Разумеется, вопрос о степени развития грамотности в Новгороде неотделим от общей оценки самого открытия берестяных грамот, которые самым решительным образом изменили сложившееся в прошлом представление о культурном уровне средневекового новгородского общества. И дело здесь заключается не в числе берестяных документов, а в социальном составе круга людей, обращавшихся к берестяному письму. Анализ содержания грамот, а также состава их авторов и адресатов говорит о несомненной широте круга грамотных новгородцев. Среди них бояре и крупные землевладельцы неаристократического происхождения, торговцы и священнослужители разных иерархических рангов, ремесленники и крестьяне, мужчины и женщины. Вряд ли есть необходимость особым образом разъяснять, что проникновение грамотности в среду женщин, особенно женщин из непривилегированных сословий, — наиболее чуткий индикатор высокого уровня общекультурного общественного развития.

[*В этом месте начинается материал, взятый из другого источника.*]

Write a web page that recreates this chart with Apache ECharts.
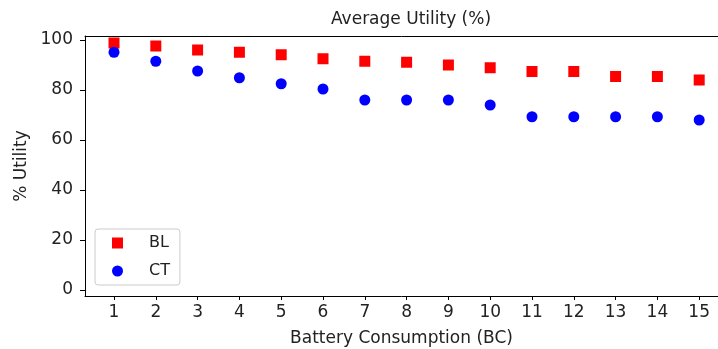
<!DOCTYPE html>
<html>
<head>
<meta charset="utf-8">
<script src="https://cdn.jsdelivr.net/npm/echarts@6/dist/echarts.min.js"></script>
<style>html,body{margin:0;padding:0;background:#fff;}#c{width:718px;height:349px;}</style>
</head>
<body>
<div id="c"></div>
<script>
const categories = [1,2,3,4,5,6,7,8,9,10,11,12,13,14,15];
const blValues = [98.8,97.6,96,95.1,94.1,92.5,91.5,91.1,90,88.9,87.4,87.4,85.4,85.4,84];
const ctValues = [95.1,91.5,87.6,84.9,82.5,80.4,76,76,76,74,69.3,69.3,69.3,69.3,68];
const yTicks = [0,20,40,60,80,100];
const xTicks = categories;

const font = 'DejaVu Sans';
const txt = '#222';
const fs = 17;
const chart = echarts.init(document.getElementById('c'), null, {renderer:'canvas'});
chart.setOption({
  animation:false,
  backgroundColor:'#fff',
  title:{text:'Average Utility (%)', left:406, top:6, textAlign:'center',
    textStyle:{fontFamily:font, fontSize:fs, fontWeight:'normal', color:txt}},
  grid:{left:85, right:0, top:36, bottom:53, show:false, outerBoundsMode:'none', containLabel:false},
  legend:{
    orient:'vertical', left:95, top:229, padding:[6,10,6,17],
    itemGap:12, itemWidth:11, itemHeight:11,
    borderColor:'#ccc', borderWidth:1, borderRadius:3, backgroundColor:'rgba(255,255,255,0.8)',
    textStyle:{fontFamily:font, fontSize:16, color:txt, padding:[0,0,0,21]},
    data:[{name:'BL', icon:'rect'},{name:'CT', icon:'circle'}]
  },
  xAxis:[{type:'value', min:0.306, max:15.45,
    name:'Battery Consumption (BC)', nameLocation:'middle', nameGap:34,
    nameTextStyle:{fontFamily:font, fontSize:fs, color:txt},
    axisLine:{show:true, onZero:false, lineStyle:{color:'#000', width:1}},
    axisTick:{show:true, length:4, lineStyle:{color:'#000'}, customValues:xTicks},
    axisLabel:{fontFamily:font, fontSize:fs, color:txt, margin:8, customValues:xTicks},
    splitLine:{show:false}},
    {type:'value', position:'top', min:0.306, max:15.45,
    axisLine:{show:true, onZero:false, lineStyle:{color:'#000', width:1}},
    axisTick:{show:false}, axisLabel:{show:false}, splitLine:{show:false}}],
  yAxis:{type:'value', min:-2.4, max:101.6,
    name:'% Utility', nameLocation:'middle', nameGap:55, nameRotate:90,
    nameTextStyle:{fontFamily:font, fontSize:fs, color:txt},
    axisLine:{show:true, onZero:false, lineStyle:{color:'#000', width:1}},
    axisTick:{show:true, length:5, lineStyle:{color:'#000'}, customValues:yTicks},
    axisLabel:{fontFamily:font, fontSize:fs, color:txt, margin:12, customValues:yTicks},
    splitLine:{show:false}},
  series:[
    {name:'BL', type:'scatter', symbol:'rect', symbolSize:11, itemStyle:{color:'#ff0000', opacity:1},
      data:categories.map((c,i)=>[c, blValues[i]]), z:2},
    {name:'CT', type:'scatter', symbol:'circle', symbolSize:11, itemStyle:{color:'#0000ff', opacity:1},
      data:categories.map((c,i)=>[c, ctValues[i]]), z:3}
  ]
});
</script>
</body>
</html>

Вполне возможны и уместны сомнения в грамотности некоторой части авторов и адресатов берестяных писем. Можно предположить наличие в Новгороде института писцов-профессионалов, которые за определенную плату писали и читали письма людей, не способных сделать это без их помощи. В частности, палеографический анализ некоторых документов, исходящих из одних и тех же авторов, обнаруживает, что они написаны разными почерками, т. е. под диктовку или же по поручению автора. Имеется и противоположный пример: грамоты № 664 и 710 написаны одним почерком, однако их авторами были названы разные люди.